🤖 AI Summary
This work addresses the challenge of balancing energy efficiency and performance in power-constrained edge devices, where conventional dynamic voltage and frequency scaling (DVFS) struggles due to overly coarse model-level granularity or hardware switching latency at the operator level. The authors propose a fine-grained, sparsity-aware DVFS framework that classifies operators as compute- or memory-intensive based on their sparsity characteristics and assigns tailored CPU/GPU/EMC frequency triplets accordingly. Key innovations include an offline mapping derived from white-box timing analysis linking sparsity patterns to optimal frequencies, a runtime greedy graph partitioning strategy that forms superblocks to balance scheduling granularity against switching overhead, and a unified cooperative controller (FUSE) that resolves multi-controller conflicts and masks latency. Experiments demonstrate a 78.17% average improvement in energy efficiency over the state-of-the-art, with a cost-benefit ratio of 14%.
📝 Abstract
Deploying deep neural networks (DNNs) on power-sensitive edge devices presents a formidable challenge.
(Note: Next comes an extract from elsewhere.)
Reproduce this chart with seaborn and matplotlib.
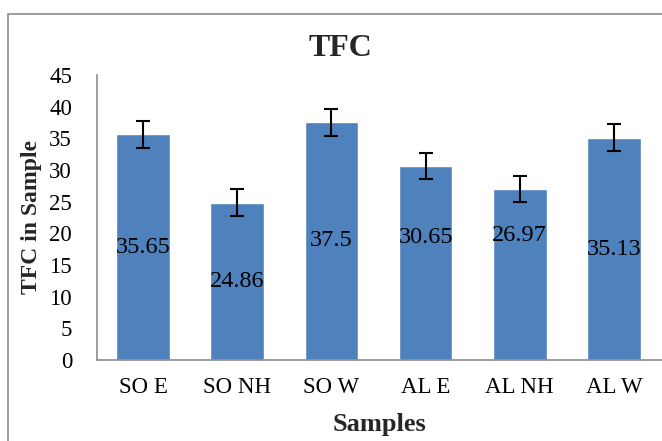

While Dynamic Voltage and Frequency Scaling (DVFS) is widely employed for energy optimization, traditional model-level scaling is often too coarse to capture intra-inference variations, whereas fine-grained operator-level scaling suffers from prohibitive performance degradation due to significant hardware switching latency. This paper presents SparseDVFS, a fine-grained, sparse-aware DVFS framework designed for energy-efficient edge inference. Our key insight is that operator sparsity is a primary metric for hardware frequency modulation. By distinguishing between compute-bound dense operators and memory-bound sparse operators, the system can apply specialized frequency triplets to maximize energy efficiency. To overcome switching overheads and component interference, SparseDVFS incorporates three key innovations: (1) an offline modeler that established a deterministic mapping between operator sparsity and optimal frequency triplets (CPU/GPU/EMC) via white-box timeline analysis; (2) a runtime graph partitioner that utilizes a greedy merging heuristic to aggregate operators into super-blocks, balancing scaling granularity and DVFS switching latency through a latency amortization constraint; and (3) a unified co-governor that employs a frequency unified scaling engine (FUSE) and a look-ahead instruction queue to eliminate antagonistic effects between independent controllers and hide hardware transition latencies. Extensive evaluations show that SparseDVFS achieves an average 78.17% energy efficiency gain over state-of-the-art solutions while maintaining a superior 14% cost-gain ratio.